In the story of Durga Saptashati, the 700 verse scripture based on Markandeya Purana, it is mentioned that Asuras or demons Madhu and Kaitabha, arise from the ear of Lord Vishnu, who is lying on a great ocean. The Ashuras even try to kill Bramha, the creator of the Universe. This literally means that our sense organs usually seek for enjoyment and follow the objects of gratification or Vishaya and thereby we fall into the ocean of sorrow or the circle of birth and death again and again.

The fighting between Deva and Asuras is in fact taking place within our own mind for thousands of years, or from generation to generation.

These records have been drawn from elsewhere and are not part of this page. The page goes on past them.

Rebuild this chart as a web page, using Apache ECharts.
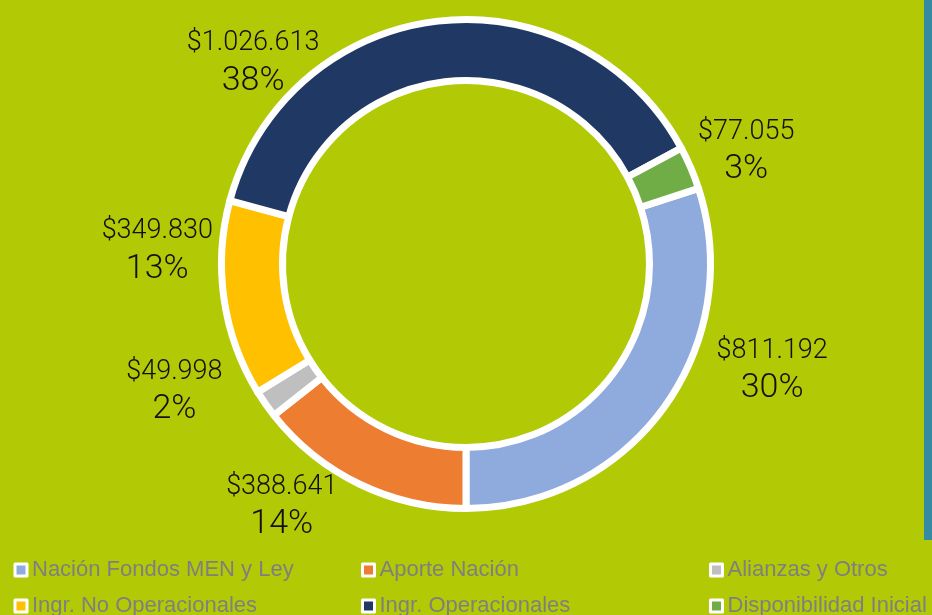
<!DOCTYPE html>
<html>
<head>
<meta charset="utf-8">
<title>Distribución de ingresos</title>
<script src="https://cdn.jsdelivr.net/npm/echarts@6/dist/echarts.min.js"></script>
<style>
  html, body { margin: 0; padding: 0; background: #b2ca05; }
  #chart { width: 932px; height: 615px; }
</style>
</head>
<body>
<div id="chart"></div>
<script>
// Fuentes de ingreso y montos
const categories = [
  'Nación Fondos MEN y Ley',
  'Aporte Nación',
  'Alianzas y Otros',
  'Ingr. No Operacionales',
  'Ingr. Operacionales',
  'Disponibilidad Inicial'
];
const amounts = [811192, 388641, 49998, 349830, 1026613, 77055];
const sliceColors = ['#8faadc', '#ed7d31', '#bfbfbf', '#ffc000', '#203864', '#70ad47'];

// Legend columns (two rows each, read left to right)
const legendColumns = [
  [categories[0], categories[3]],
  [categories[1], categories[4]],
  [categories[2], categories[5]]
];

// Label placement around the ring: [angle in degrees, distance from centre]
const labelPolar = [
  [-19.1, 324],
  [-127.3, 304],
  [-156.5, 318],
  [177.5, 309],
  [136.6, 293],
  [21.9, 302]
];

const CX = 466, CY = 264;

function fmtMoney(v) {
  return '$' + String(v).replace(/\B(?=(\d{3})+(?!\d))/g, '.');
}

const total = amounts.reduce((a, b) => a + b, 0);
// first slice ends exactly at six o'clock
const startAngle = -90 + 360 * amounts[0] / total;

const chart = echarts.init(document.getElementById('chart'));

const labelFont = 'Roboto, "Liberation Sans", sans-serif';
const legendFont = '"Liberation Sans", Arial, sans-serif';
const legendLefts = [13.5, 361, 709];

chart.setOption({
  backgroundColor: '#b2ca05',
  animation: false,
  color: sliceColors,
  graphic: [{
    type: 'rect',
    shape: { x: 924, y: 0, width: 8, height: 540 },
    style: { fill: '#358ba2' },
    silent: true
  }],
  legend: legendColumns.map((names, i) => ({
    data: names,
    orient: 'vertical',
    left: legendLefts[i],
    top: 559,
    width: 320,
    height: 100,
    padding: 0,
    itemGap: 14,
    itemWidth: 12,
    itemHeight: 12,
    icon: 'rect',
    selectedMode: false,
    itemStyle: { borderColor: '#ffffff', borderWidth: 3 },
    textStyle: {
      fontFamily: legendFont,
      fontSize: 22,
      color: '#7f7f7f',
      padding: [0, 0, 0, 0]
    }
  })),
  series: [{
    type: 'pie',
    center: [CX, CY],
    radius: [183.5, 244.5],
    startAngle: startAngle,
    clockwise: true,
    percentPrecision: 0,
    avoidLabelOverlap: false,
    silent: true,
    itemStyle: { borderColor: '#ffffff', borderWidth: 7 },
    labelLine: { show: false },
    emphasis: { disabled: true },
    label: {
      show: true,
      position: 'outside',
      formatter: p => '{v|' + fmtMoney(p.value) + '}\n{p|' + p.percent + '%}',
      rich: {
        v: { fontFamily: labelFont, fontWeight: 300, fontSize: 27, lineHeight: 37, color: '#111', align: 'center' },
        p: { fontFamily: labelFont, fontWeight: 300, fontSize: 34, lineHeight: 38, color: '#111', align: 'center' }
      }
    },
    labelLayout: params => {
      const [ang, dist] = labelPolar[params.dataIndex];
      const r = ang * Math.PI / 180;
      return {
        x: CX + dist * Math.cos(r),
        y: CY - dist * Math.sin(r),
        align: 'center',
        verticalAlign: 'middle'
      };
    },
    data: categories.map((name, i) => ({ name, value: amounts[i] }))
  }]
});
</script>
</body>
</html>
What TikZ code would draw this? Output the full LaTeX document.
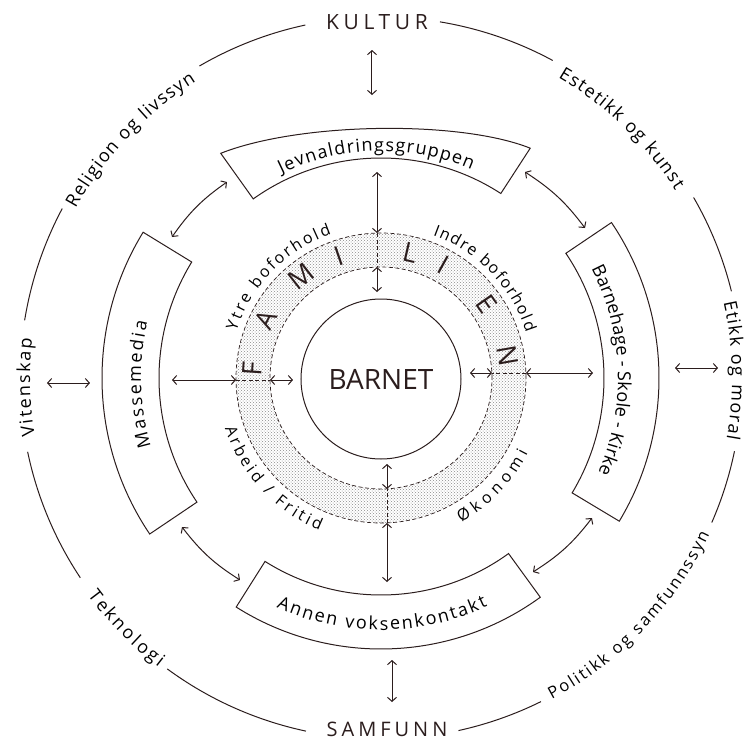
\documentclass[tikz,border=0pt]{standalone}
\usepackage{fontspec}
\setmainfont{Open Sans}
\usetikzlibrary{arrows.meta}
\usetikzlibrary{patterns}
\usetikzlibrary{decorations.text}
\definecolor{blekk}{HTML}{2B1D1D}
\definecolor{prikk}{HTML}{8A8A8A}
\newcommand{\ytrefont}{\fontsize{18}{21}\selectfont}
\newcommand{\boksfont}{\fontsize{18}{21}\selectfont}
\newcommand{\ringfont}{\fontsize{16}{19}\selectfont}
\newcommand{\buetekst}[5]{% radius, fra, til, skrift, tekst
  \path[decorate,decoration={text along path,text align=fit to path,text={|#4|#5}}]
    (#2:#1pt) arc[start angle=#2,end angle=#3,radius=#1pt];}

\begin{document}
\begin{tikzpicture}[x=1pt,y=1pt,line width=1pt,color=blekk,
    pil/.style={<->,>={Straight Barb[length=4pt,width=9pt]}},
    ring/.style={dashed,line width=0.7pt,dash pattern=on 4pt off 2.5pt}]
  \useasboundingbox (-381,-362) rectangle (374,378);

  % ytre sirkel, brutt ved tekstene
  \foreach \a/\b in {61.6/80.6, 13.9/30, -23.6/-11.7, 282.4/296.3, 233.7/258, 191.8/213.6, 152/170.8, 102.1/120.2}
  {
    \draw (\a:361pt) arc[start angle=\a,end angle=\b,radius=361pt];
  }
  \node[font=\fontsize{21}{21}\selectfont\addfontfeature{LetterSpace=22}] (kultur) at (-4,356) {KULTUR};
  \node[font=\fontsize{20}{20}\selectfont\addfontfeature{LetterSpace=20}] (samfunn) at (6,-351) {SAMFUNN};
  \buetekst{349}{151}{122}{\ytrefont}{Religion og livssyn}
  \buetekst{349}{59.5}{32.5}{\ytrefont}{Estetikk og kunst}
  \buetekst{351}{12.5}{-10}{\ytrefont}{Etikk og moral}
  \buetekst{351}{189.5}{173.5}{\ytrefont}{Vitenskap}
  \buetekst{365}{216.5}{232.5}{\ytrefont}{Teknologi}
  \buetekst{364}{298}{334.5}{\fontsize{16.5}{20}\selectfont}{Politikk og samfunnssyn}

  % boksene i midtringen
  \foreach \a/\b/\ri/\ro in {148.5/214/222/279, -31/34/223/278, 237.7/306/217/271}
  {
    \draw (\a:\ri pt) arc[start angle=\a,end angle=\b,radius=\ri pt] -- (\b:\ro pt)
      arc[start angle=\b,end angle=\a,radius=\ro pt] -- cycle;
  }
  \draw (125.5:220pt) arc[start angle=125.5,end angle=57,radius=220pt] -- (57:274pt)
    .. controls (79,258) and (-81,256) .. (125.5:276pt) -- cycle;  % Jevnaldringsgruppen
  \buetekst{227}{116}{66.5}{\boksfont}{Jevnaldringsgruppen}
  \buetekst{240}{196.5}{166.5}{\boksfont}{Massemedia}
  \buetekst{237}{27.5}{-23.5}{\boksfont}{Barnehage - Skole - Kirke}
  \buetekst{252}{245.5}{295}{\boksfont}{Annen voksenkontakt}

  % familien
  \fill[pattern=crosshatch dots,pattern color=prikk,even odd rule]
    (0,0) circle[radius=145pt] (0,0) circle[radius=111pt];
  \draw[ring] (0,0) circle[radius=145pt];
  \draw[ring] (0,0) circle[radius=111pt];
  \foreach \bokstav/\v in {F/176,A/153,M/128,I/109,L/77,I/61,E/35,N/10}
  {
    \node[rotate=\v-90,font=\fontsize{27}{27}\selectfont] (fam-\v) at (\v:129pt) {\bokstav};
  }
  \buetekst{152}{162}{109}{\ringfont}{Ytre boforhold}
  \buetekst{152}{70}{17.5}{\ringfont}{Indre boforhold}
  \buetekst{164}{198}{248}{\ringfont}{Arbeid / Fritid}
  \buetekst{165}{299}{333}{\ringfont}{Økonomi}

  \node[circle,draw,minimum size=160pt,inner sep=0pt,font=\fontsize{28}{28}\selectfont] (barnet) at (0,-1) {BARNET};

  % endepunkter for pilene
  \coordinate (kultur-s) at (-9,328);
  \coordinate (jev-n) at (-9,283);
  \coordinate (jev-s) at (-4,206);
  \coordinate (ring-n) at (-4,145);
  \coordinate (ringinn-n) at (-4,111);
  \coordinate (barnet-n) at (-4,86);
  \coordinate (annen-n) at (6,-204);
  \coordinate (ring-s) at (6,-145);
  \coordinate (ringinn-s) at (6,-111);
  \coordinate (barnet-s) at (6,-86);
  \coordinate (annen-s) at (11,-282);
  \coordinate (samfunn-n) at (11,-324);
  \coordinate (masse-o) at (-209,-2);
  \coordinate (ring-v) at (-145,-2);
  \coordinate (ringinn-v) at (-111,-2);
  \coordinate (barnet-v) at (-88,-2);
  \coordinate (viten-o) at (-334,-5);
  \coordinate (masse-v) at (-291,-5);
  \coordinate (ring-h) at (145,5);
  \coordinate (barne-v) at (212,5);
  \coordinate (ringinn-h) at (111,5);
  \coordinate (barnet-h) at (89,5);
  \coordinate (barne-h) at (294,10);
  \coordinate (etikk-v) at (337,10);
  \coordinate (masse-no) at (-209,141);
  \coordinate (jev-sv) at (-154,196);
  \coordinate (jev-so) at (144,206);
  \coordinate (barne-nv) at (204,150);
  \coordinate (barne-sv) at (211,-140);
  \coordinate (annen-no) at (152,-194);
  \coordinate (annen-nv) at (-141,-202);
  \coordinate (masse-so) at (-199,-149);

  % piler
  \foreach \fra/\til in {kultur-s/jev-n, jev-s/ring-n, ringinn-n/barnet-n, annen-n/ring-s, ringinn-s/barnet-s,
    annen-s/samfunn-n, masse-o/ring-v, ringinn-v/barnet-v, viten-o/masse-v, ring-h/barne-v,
    ringinn-h/barnet-h, barne-h/etikk-v}
  {
    \draw[pil] (\fra) -- (\til);
  }
  \foreach \fra/\til in {ring-n/ringinn-n, ring-s/ringinn-s, ring-v/ringinn-v, ring-h/ringinn-h}
  {
    \draw[ring] (\fra) -- (\til);  % stiplet gjennom ringen
  }
  \foreach \fra/\til in {masse-no/jev-sv, jev-so/barne-nv, barne-sv/annen-no, annen-nv/masse-so}
  {
    \draw[pil] (\fra) to[bend left=10] (\til);
  }
\end{tikzpicture}
\end{document}
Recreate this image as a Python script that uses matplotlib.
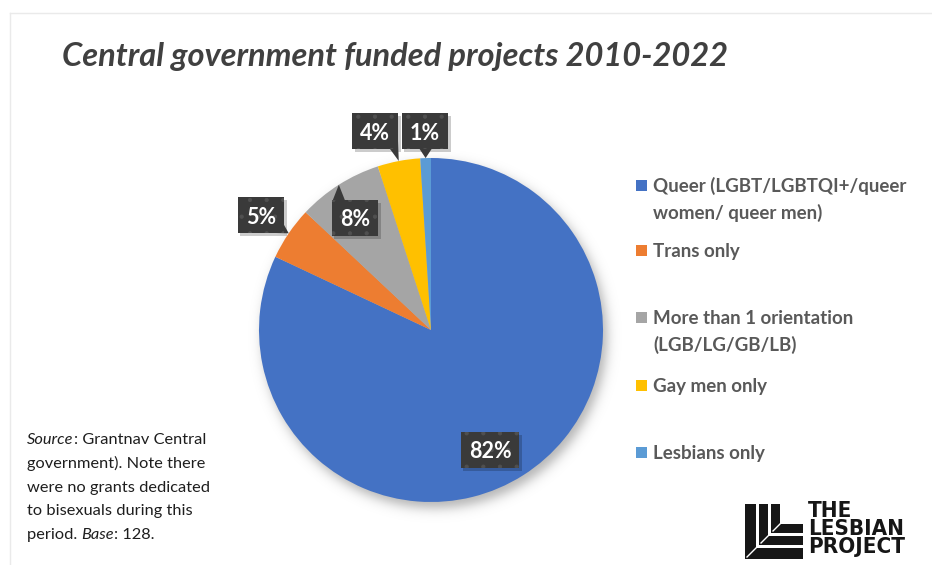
import numpy as np
import matplotlib
matplotlib.use("Agg")
import matplotlib.pyplot as plt
from matplotlib.patches import Rectangle, Polygon

# ---- data -------------------------------------------------------------
categories = [
    "Queer (LGBT/LGBTQI+/queer\nwomen/ queer men)",
    "Trans only",
    "More than 1 orientation\n(LGB/LG/GB/LB)",
    "Gay men only",
    "Lesbians only",
]
shares = [82, 5, 8, 4, 1]
colors = ["#4472C4", "#ED7D31", "#A5A5A5", "#FFC000", "#5B9BD5"]
title = "Central government funded projects 2010-2022"

# ---- layout (pixels, origin top-left) ----------------------------------
W, H = 932, 565
CX, CY, R = 431, 330, 172
label_centers = [(490, 450), (261, 215), (355, 218), (375, 131), (425, 131)]
label_pointer = [False, True, True, True, True]
legend_y = [185, 250, 317, 385, 452]
legend_step = 26.5

plt.rcParams["hatch.linewidth"] = 0.6
plt.rcParams["hatch.color"] = "#505050"

fig = plt.figure(figsize=(W / 100, H / 100), dpi=100)
fig.patch.set_facecolor("white")


def pixel_axes(zorder):
    a = fig.add_axes([0, 0, 1, 1], zorder=zorder)
    a.set_xlim(0, W)
    a.set_ylim(H, 0)
    a.axis("off")
    return a


bg = pixel_axes(0)

# soft drop shadow beneath the pie
yy, xx = np.mgrid[0:H, 0:W] + 0.5
dist = np.hypot(xx - (CX + 4), yy - (CY + 6))
alpha = 0.5 * (1 - np.tanh((dist - R) / 7.0)) * 0.30
shadow = np.zeros((H, W, 4))
shadow[..., 3] = alpha
bg.imshow(shadow, extent=[0, W, H, 0], interpolation="bilinear", aspect="auto", zorder=0)
bg.set_xlim(0, W)
bg.set_ylim(H, 0)

# faint frame of the chart area
bg.plot([9.5, 9.5], [12.5, H], color="#EAEAEA", lw=1.0)
bg.plot([9.5, W], [12.5, 12.5], color="#EAEAEA", lw=1.0)

# title
bg.text(62, 66, title, fontsize=23.5, fontweight="bold", fontstyle="italic",
        family="Lato", color="#404040", va="baseline", ha="left")

# ---- pie ---------------------------------------------------------------
ax = fig.add_axes([(CX - R) / W, (H - CY - R) / H, 2 * R / W, 2 * R / H], zorder=1)
wedges, _ = ax.pie(shares, colors=colors, startangle=90, counterclock=False,
                   radius=1, wedgeprops=dict(linewidth=0))
ax.set_xlim(-1, 1)
ax.set_ylim(-1, 1)
ax.axis("off")

ov = pixel_axes(2)
fig.canvas.draw()
renderer = fig.canvas.get_renderer()
to_pix = ov.transData.inverted()

BOX_FACE = "#3A3A3A"
for i, w in enumerate(wedges):
    bx, by = label_centers[i]
    t = ov.text(bx, by, f"{shares[i]}%", ha="center", va="center_baseline",
                fontsize=15.5, fontweight="bold", color="white", family="Lato", zorder=6)
    ext = t.get_window_extent(renderer)
    bw = ext.width + 16
    bh = 36
    x0, x1 = bx - bw / 2, bx + bw / 2
    y0, y1 = by - bh / 2, by + bh / 2
    ov.add_patch(Rectangle((x0 + 2.5, y0 + 2.5), bw, bh, facecolor="black",
                           alpha=0.2, lw=0, zorder=3))
    if label_pointer[i]:
        mid = np.deg2rad((w.theta1 + w.theta2) / 2)
        tip = to_pix.transform(ax.transData.transform((np.cos(mid), np.sin(mid))))
        tx, ty = tip
        px, py = np.clip(tx, x0, x1), np.clip(ty, y0, y1)
        outx, outy = not (x0 <= tx <= x1), not (y0 <= ty <= y1)
        if outx and outy:
            sx, sy = np.sign(tx - px), np.sign(ty - py)
            base = [(px - 8 * sx, py), (px, py - 8 * sy)]
        elif outy:
            base = [(np.clip(px - 6, x0, x1), py), (np.clip(px + 6, x0, x1), py)]
        else:
            base = [(px, np.clip(py - 6, y0, y1)), (px, np.clip(py + 6, y0, y1))]
        ov.add_patch(Polygon([base[0], (tx, ty), base[1]], closed=True,
                             facecolor=BOX_FACE, lw=0, zorder=4))
    ov.add_patch(Rectangle((x0, y0), bw, bh, facecolor=BOX_FACE, edgecolor="#505050",
                           hatch=".", lw=0, zorder=5))

# ---- legend ------------------------------------------------------------
for i, lab in enumerate(categories):
    yc = legend_y[i]
    ov.add_patch(Rectangle((636, yc - 5.5), 11, 11, facecolor=colors[i], lw=0, zorder=5))
    for k, line in enumerate(lab.split("\n")):
        ov.text(653, yc + 7 + k * legend_step, line, fontsize=13.5, fontweight="bold",
                family="Lato", color="#595959", va="baseline", ha="left")

# ---- source note -------------------------------------------------------
note_lines = [
    [("Source", "italic"), (": Grantnav Central", "normal")],
    [("government). Note there", "normal")],
    [("were no grants dedicated", "normal")],
    [("to bisexuals during this", "normal")],
    [("period. ", "normal"), ("Base", "italic"), (": 128.", "normal")],
]
for k, pieces in enumerate(note_lines):
    x = 27
    yb = 444 + k * 23.8
    for txt, style in pieces:
        t = ov.text(x, yb, txt, fontsize=11.8, fontstyle=style, family="Lato",
                    color="#1E1E1E", va="baseline", ha="left")
        x += t.get_window_extent(renderer).width

# ---- logo --------------------------------------------------------------
INK = "#161616"
ls = [
    [(745, 504), (756, 504), (756, 548), (803, 548), (803, 559), (745, 559)],
    [(759, 504), (768, 504), (768, 536), (803, 536), (803, 545), (759, 545)],
    [(771, 504), (780, 504), (780, 524), (803, 524), (803, 533), (771, 533)],
]
for pts in ls:
    ov.add_patch(Polygon(pts, closed=True, facecolor=INK, lw=0, zorder=5))
for (ax0, ay0), (bx0, by0) in [((747, 557), (756, 548)), ((761, 543), (768, 536)),
                                ((773, 531), (780, 524))]:
    ov.plot([ax0, bx0], [ay0, by0], color="white", lw=1.0, zorder=6)
ov.text(808, 501, "THE\nLESBIAN\nPROJECT", fontsize=16, fontweight="heavy",
        family="DejaVu Sans", fontstretch="condensed", color=INK, va="top", ha="left",
        linespacing=0.87)

fig.savefig("out.png", dpi=100, facecolor="white")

Our sense organs are running after subjects of gratification within ourselves. At the same time we also try to control and discipline the sense organs through our Viveka by following the Sashtra or receiving knowledge from the Guru. This inner conflict between negative and positive tendencies are the normal happennings in each one of us, which we may call Dev-Asura sangram.

In the final part of the Durga Saptashati, King Surath and Samadhi Vaishya both go to the river bank as instructed by the sage and worship Goddess Durga by making her image out of sand. They practice austerity, observe fasting, light incense to please the Goddess. The Goddess finally gets satisfied with their prayer and gives boon to both of them as per their wishes.

King Surath asks the Goddess to return his lost kingdom, which the Goddess gives as boon. On the other hand Samadhi asks for knowledge and Liberation instead of worldly things. With the boon of the Goddess, the King gets back his kingdom and enjoys worldly pleasure for years. Samadhi gets immediate liberation by receiving knowledge from the Goddess. In this way our Eastern philosophy teaches us two paths: the Sansara or the accomplishment of worldly pleasure in one hand and the kingdom of Heaven or Moksha on the other hand.